Fifty-three canisters are already loaded, some 15 years old, each holding roughly a Chernobyl nuclear disaster. The NRC admits once a crack starts it can grow through the wall in 16 years. If water enters canisters, they will go critical—an uncontrolled nuclear fission reaction. They assume there won’t be cracks by making the unbelievable claim there isn’t enough humidity at SONGS to corrode the metal, ignoring frequent fog and on-shore winds and surf.
A 2-year-old Diablo Canyon canister has conditions for cracking. No one knows if it’s cracked because they cannot inspect for cracks. A Koeberg nuclear plant tank leaked in 17 years. The NRC said these are comparable to SONGS canisters.
SONGS has high burnup fuel, which burns longer in reactors and causes fuel rods to become brittle. The NRC is still studying whether they will fail in transport. The NRC engineers said high burnup fuel in aging canisters must be inspected before transport. Edison has no way to inspect welded canisters. The NRC says canisters cannot be shipped with cracks. Edison cannot inspect for cracks.

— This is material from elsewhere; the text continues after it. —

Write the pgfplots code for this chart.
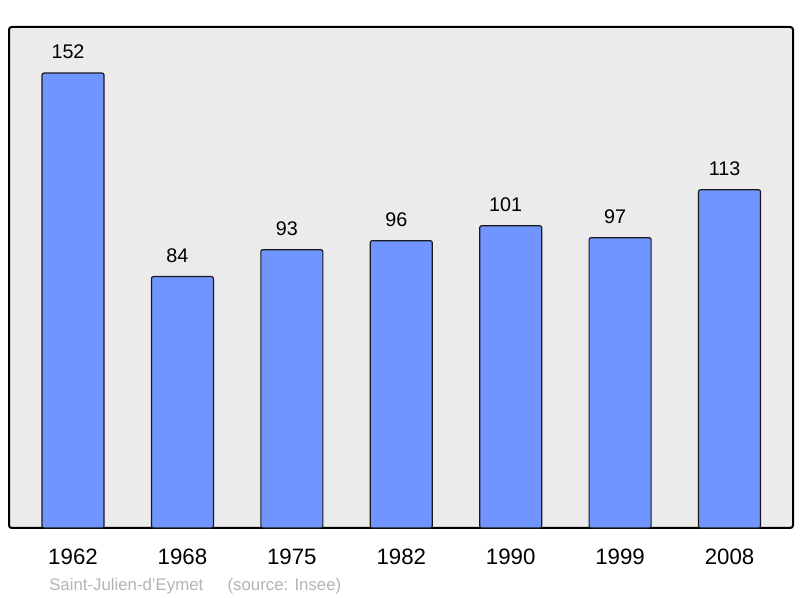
\documentclass[border=0pt]{standalone}
\usepackage{pgfplots}
\pgfplotsset{compat=1.18}
\usepackage{fontspec}
\setmainfont{Liberation Sans}
\definecolor{barfill}{HTML}{7095FF}
\definecolor{bgc}{HTML}{EBEBEB}
\definecolor{srcgray}{HTML}{B4B4B4}
\begin{document}
\begin{tikzpicture}
\path[use as bounding box] (-6.75pt,-52.5pt) rectangle (593.25pt,396pt);
\begin{axis}[
  at={(0,0)}, anchor=south west,
  scale only axis, width=588pt, height=375.75pt,
  xmin=-0.585, xmax=6.58, ymin=0, ymax=167.4,
  axis background/.style={fill=bgc},
  axis line style={line width=1.5pt, rounded corners=2pt},
  ytick=\empty,
  xtick={0,1,2,3,4,5,6},
  xticklabels={1962,1968,1975,1982,1990,1999,2008},
  major tick length=0pt,
  xticklabel style={font=\fontsize{16.7}{18}\selectfont, yshift=-12.5pt},
  /pgf/number format/assume math mode=true,
  clip=false,
]
\addplot[ybar, bar width=46.5pt, fill=barfill, draw=black!90, line width=0.9pt, rounded corners=1.5pt,
  nodes near coords, nodes near coords style={font=\fontsize{14.8}{16}\selectfont, yshift=7pt, xshift=-3.75pt}]
  coordinates {(0,152) (1,84) (2,93) (3,96) (4,101) (5,97) (6,113)};
\end{axis}
\node[anchor=base west, text=srcgray, inner sep=0pt, font=\fontsize{12.6}{14}\selectfont] at (30pt,-47pt) {Saint-Julien-d\symbol{39}Eymet\hspace{1.45em}(source: Insee)};
\end{tikzpicture}
\end{document}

High burnup fuel creates metal hydrides. Five percent air in canisters can trigger a hydrogen explosion.
Edison’s response is to ask their AREVA vendor to reduce safety standards (NRC Amendment 4) to reduce reporting radiation levels from outlet air vents, where radiation levels would be highest, and to demolish empty spent fuel pools as part of decommissioning to eliminate Edison’s only method to replace failing canisters.